▸ **THE TASK**
Reproduce the listing below exactly. Pictures do not belong in the copy.

"""

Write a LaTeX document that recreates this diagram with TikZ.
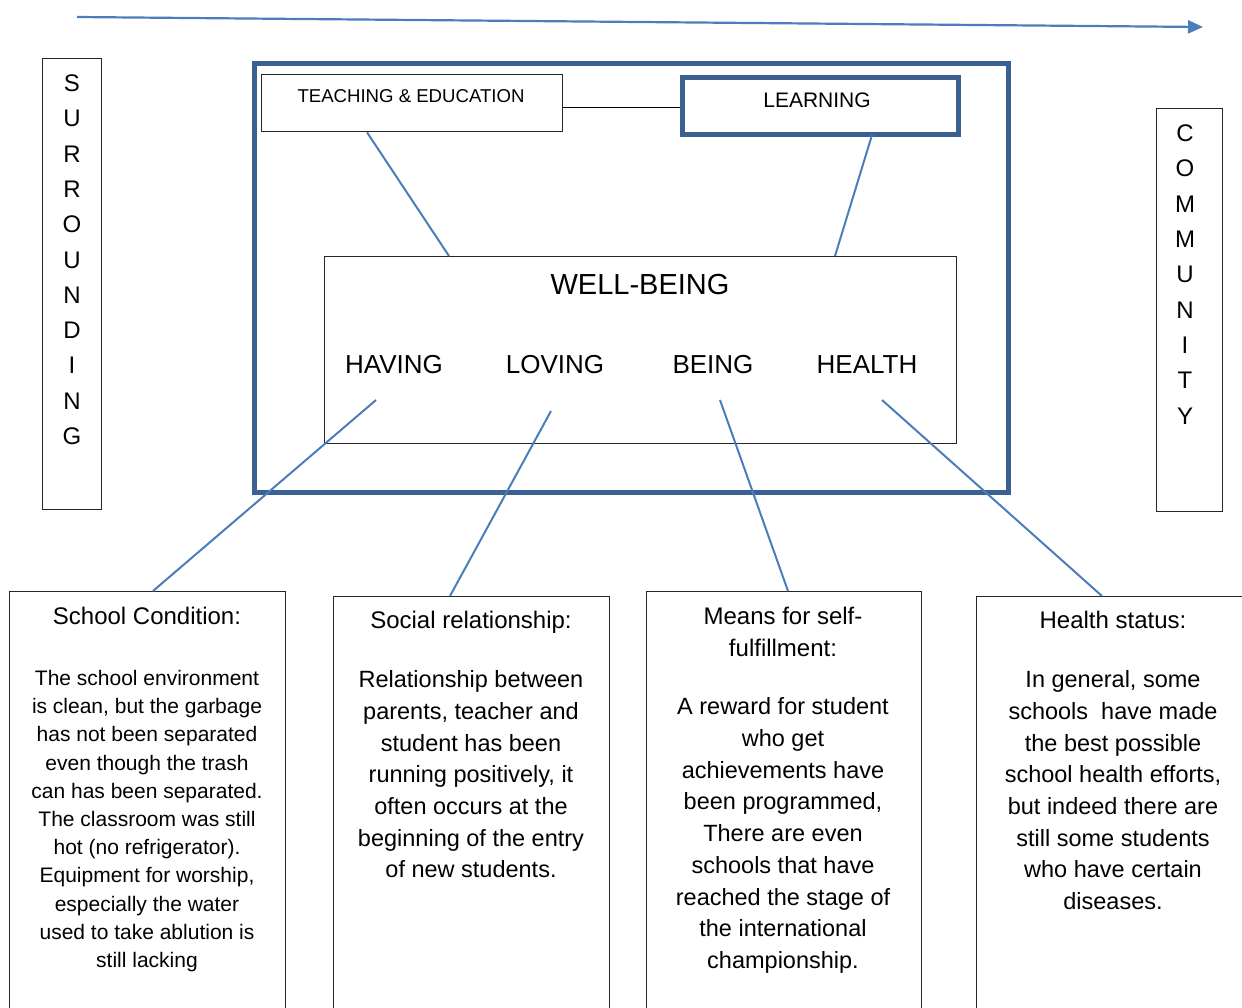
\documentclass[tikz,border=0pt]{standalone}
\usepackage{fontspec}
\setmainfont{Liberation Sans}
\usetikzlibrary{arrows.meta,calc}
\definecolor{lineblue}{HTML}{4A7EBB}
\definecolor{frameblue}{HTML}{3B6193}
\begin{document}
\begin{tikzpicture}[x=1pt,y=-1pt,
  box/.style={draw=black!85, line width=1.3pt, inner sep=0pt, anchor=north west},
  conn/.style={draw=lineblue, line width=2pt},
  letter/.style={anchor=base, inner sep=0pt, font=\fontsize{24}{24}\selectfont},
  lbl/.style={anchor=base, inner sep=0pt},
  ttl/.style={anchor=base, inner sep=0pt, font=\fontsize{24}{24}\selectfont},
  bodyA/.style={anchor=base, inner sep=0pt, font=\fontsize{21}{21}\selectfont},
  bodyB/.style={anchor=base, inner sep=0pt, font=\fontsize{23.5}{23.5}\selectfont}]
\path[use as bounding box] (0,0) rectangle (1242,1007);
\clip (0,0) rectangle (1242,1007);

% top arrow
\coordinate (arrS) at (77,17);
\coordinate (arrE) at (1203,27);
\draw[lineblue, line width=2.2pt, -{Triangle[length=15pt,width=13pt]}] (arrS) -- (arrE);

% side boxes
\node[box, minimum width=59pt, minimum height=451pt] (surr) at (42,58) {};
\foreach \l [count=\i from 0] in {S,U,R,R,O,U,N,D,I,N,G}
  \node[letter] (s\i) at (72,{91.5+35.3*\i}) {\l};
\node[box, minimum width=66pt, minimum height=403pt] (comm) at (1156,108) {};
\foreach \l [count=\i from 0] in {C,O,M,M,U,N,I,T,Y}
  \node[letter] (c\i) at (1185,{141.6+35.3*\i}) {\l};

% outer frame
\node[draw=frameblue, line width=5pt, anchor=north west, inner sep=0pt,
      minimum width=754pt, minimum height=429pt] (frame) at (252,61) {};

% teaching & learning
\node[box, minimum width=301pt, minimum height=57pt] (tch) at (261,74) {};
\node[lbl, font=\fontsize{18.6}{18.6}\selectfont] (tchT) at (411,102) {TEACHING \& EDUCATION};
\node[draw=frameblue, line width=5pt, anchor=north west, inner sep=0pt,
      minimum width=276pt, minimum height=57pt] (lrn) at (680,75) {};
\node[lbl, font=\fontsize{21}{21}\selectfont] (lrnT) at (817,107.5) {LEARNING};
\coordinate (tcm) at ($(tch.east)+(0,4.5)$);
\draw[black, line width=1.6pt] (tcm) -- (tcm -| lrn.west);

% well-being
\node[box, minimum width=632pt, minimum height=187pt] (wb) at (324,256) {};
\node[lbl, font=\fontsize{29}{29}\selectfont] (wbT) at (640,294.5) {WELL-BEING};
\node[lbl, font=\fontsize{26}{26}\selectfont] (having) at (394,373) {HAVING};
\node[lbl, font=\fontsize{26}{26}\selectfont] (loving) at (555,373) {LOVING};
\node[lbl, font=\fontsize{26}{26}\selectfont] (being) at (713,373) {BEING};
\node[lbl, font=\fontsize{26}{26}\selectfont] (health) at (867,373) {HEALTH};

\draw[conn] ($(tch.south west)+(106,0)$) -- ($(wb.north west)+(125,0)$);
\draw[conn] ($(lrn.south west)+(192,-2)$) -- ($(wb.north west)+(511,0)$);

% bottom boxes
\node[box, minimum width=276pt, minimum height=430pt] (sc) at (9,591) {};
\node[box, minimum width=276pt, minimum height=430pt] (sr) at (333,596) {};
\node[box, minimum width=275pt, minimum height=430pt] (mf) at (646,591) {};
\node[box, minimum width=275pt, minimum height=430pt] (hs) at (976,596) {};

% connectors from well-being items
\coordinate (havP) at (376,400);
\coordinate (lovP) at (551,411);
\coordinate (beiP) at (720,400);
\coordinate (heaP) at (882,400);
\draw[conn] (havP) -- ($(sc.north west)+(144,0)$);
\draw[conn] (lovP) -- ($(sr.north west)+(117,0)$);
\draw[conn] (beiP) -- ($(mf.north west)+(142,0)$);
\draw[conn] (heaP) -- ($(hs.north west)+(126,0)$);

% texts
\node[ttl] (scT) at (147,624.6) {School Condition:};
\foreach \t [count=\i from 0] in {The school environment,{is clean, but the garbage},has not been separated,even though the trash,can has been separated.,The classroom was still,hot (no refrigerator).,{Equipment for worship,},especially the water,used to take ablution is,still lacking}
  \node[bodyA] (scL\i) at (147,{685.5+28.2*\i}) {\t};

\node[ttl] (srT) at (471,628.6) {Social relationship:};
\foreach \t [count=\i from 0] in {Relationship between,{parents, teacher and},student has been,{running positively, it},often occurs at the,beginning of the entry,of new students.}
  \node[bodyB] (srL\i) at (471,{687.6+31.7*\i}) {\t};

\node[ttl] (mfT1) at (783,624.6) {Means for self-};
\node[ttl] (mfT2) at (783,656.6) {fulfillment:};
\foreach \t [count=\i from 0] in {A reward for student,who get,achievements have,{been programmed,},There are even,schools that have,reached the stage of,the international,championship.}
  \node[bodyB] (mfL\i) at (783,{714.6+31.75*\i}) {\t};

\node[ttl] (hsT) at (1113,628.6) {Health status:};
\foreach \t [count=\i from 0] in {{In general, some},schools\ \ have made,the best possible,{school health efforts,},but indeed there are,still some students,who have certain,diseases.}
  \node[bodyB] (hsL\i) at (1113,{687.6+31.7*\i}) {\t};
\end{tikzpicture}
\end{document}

"""

▸ **OUTPUT FOR THIS EXERCISE**
Write a LaTeX document that recreates this diagram with TikZ.
\documentclass[tikz,border=0pt]{standalone}
\usepackage{fontspec}
\setmainfont{Liberation Sans}
\usetikzlibrary{arrows.meta,calc}
\definecolor{lineblue}{HTML}{4A7EBB}
\definecolor{frameblue}{HTML}{3B6193}
\begin{document}
\begin{tikzpicture}[x=1pt,y=-1pt,
  box/.style={draw=black!85, line width=1.3pt, inner sep=0pt, anchor=north west},
  conn/.style={draw=lineblue, line width=2pt},
  letter/.style={anchor=base, inner sep=0pt, font=\fontsize{24}{24}\selectfont},
  lbl/.style={anchor=base, inner sep=0pt},
  ttl/.style={anchor=base, inner sep=0pt, font=\fontsize{24}{24}\selectfont},
  bodyA/.style={anchor=base, inner sep=0pt, font=\fontsize{21}{21}\selectfont},
  bodyB/.style={anchor=base, inner sep=0pt, font=\fontsize{23.5}{23.5}\selectfont}]
\path[use as bounding box] (0,0) rectangle (1242,1007);
\clip (0,0) rectangle (1242,1007);

% top arrow
\coordinate (arrS) at (77,17);
\coordinate (arrE) at (1203,27);
\draw[lineblue, line width=2.2pt, -{Triangle[length=15pt,width=13pt]}] (arrS) -- (arrE);

% side boxes
\node[box, minimum width=59pt, minimum height=451pt] (surr) at (42,58) {};
\foreach \l [count=\i from 0] in {S,U,R,R,O,U,N,D,I,N,G}
  \node[letter] (s\i) at (72,{91.5+35.3*\i}) {\l};
\node[box, minimum width=66pt, minimum height=403pt] (comm) at (1156,108) {};
\foreach \l [count=\i from 0] in {C,O,M,M,U,N,I,T,Y}
  \node[letter] (c\i) at (1185,{141.6+35.3*\i}) {\l};

% outer frame
\node[draw=frameblue, line width=5pt, anchor=north west, inner sep=0pt,
      minimum width=754pt, minimum height=429pt] (frame) at (252,61) {};

% teaching & learning
\node[box, minimum width=301pt, minimum height=57pt] (tch) at (261,74) {};
\node[lbl, font=\fontsize{18.6}{18.6}\selectfont] (tchT) at (411,102) {TEACHING \& EDUCATION};
\node[draw=frameblue, line width=5pt, anchor=north west, inner sep=0pt,
      minimum width=276pt, minimum height=57pt] (lrn) at (680,75) {};
\node[lbl, font=\fontsize{21}{21}\selectfont] (lrnT) at (817,107.5) {LEARNING};
\coordinate (tcm) at ($(tch.east)+(0,4.5)$);
\draw[black, line width=1.6pt] (tcm) -- (tcm -| lrn.west);

% well-being
\node[box, minimum width=632pt, minimum height=187pt] (wb) at (324,256) {};
\node[lbl, font=\fontsize{29}{29}\selectfont] (wbT) at (640,294.5) {WELL-BEING};
\node[lbl, font=\fontsize{26}{26}\selectfont] (having) at (394,373) {HAVING};
\node[lbl, font=\fontsize{26}{26}\selectfont] (loving) at (555,373) {LOVING};
\node[lbl, font=\fontsize{26}{26}\selectfont] (being) at (713,373) {BEING};
\node[lbl, font=\fontsize{26}{26}\selectfont] (health) at (867,373) {HEALTH};

\draw[conn] ($(tch.south west)+(106,0)$) -- ($(wb.north west)+(125,0)$);
\draw[conn] ($(lrn.south west)+(192,-2)$) -- ($(wb.north west)+(511,0)$);

% bottom boxes
\node[box, minimum width=276pt, minimum height=430pt] (sc) at (9,591) {};
\node[box, minimum width=276pt, minimum height=430pt] (sr) at (333,596) {};
\node[box, minimum width=275pt, minimum height=430pt] (mf) at (646,591) {};
\node[box, minimum width=275pt, minimum height=430pt] (hs) at (976,596) {};

% connectors from well-being items
\coordinate (havP) at (376,400);
\coordinate (lovP) at (551,411);
\coordinate (beiP) at (720,400);
\coordinate (heaP) at (882,400);
\draw[conn] (havP) -- ($(sc.north west)+(144,0)$);
\draw[conn] (lovP) -- ($(sr.north west)+(117,0)$);
\draw[conn] (beiP) -- ($(mf.north west)+(142,0)$);
\draw[conn] (heaP) -- ($(hs.north west)+(126,0)$);

% texts
\node[ttl] (scT) at (147,624.6) {School Condition:};
\foreach \t [count=\i from 0] in {The school environment,{is clean, but the garbage},has not been separated,even though the trash,can has been separated.,The classroom was still,hot (no refrigerator).,{Equipment for worship,},especially the water,used to take ablution is,still lacking}
  \node[bodyA] (scL\i) at (147,{685.5+28.2*\i}) {\t};

\node[ttl] (srT) at (471,628.6) {Social relationship:};
\foreach \t [count=\i from 0] in {Relationship between,{parents, teacher and},student has been,{running positively, it},often occurs at the,beginning of the entry,of new students.}
  \node[bodyB] (srL\i) at (471,{687.6+31.7*\i}) {\t};

\node[ttl] (mfT1) at (783,624.6) {Means for self-};
\node[ttl] (mfT2) at (783,656.6) {fulfillment:};
\foreach \t [count=\i from 0] in {A reward for student,who get,achievements have,{been programmed,},There are even,schools that have,reached the stage of,the international,championship.}
  \node[bodyB] (mfL\i) at (783,{714.6+31.75*\i}) {\t};

\node[ttl] (hsT) at (1113,628.6) {Health status:};
\foreach \t [count=\i from 0] in {{In general, some},schools\ \ have made,the best possible,{school health efforts,},but indeed there are,still some students,who have certain,diseases.}
  \node[bodyB] (hsL\i) at (1113,{687.6+31.7*\i}) {\t};
\end{tikzpicture}
\end{document}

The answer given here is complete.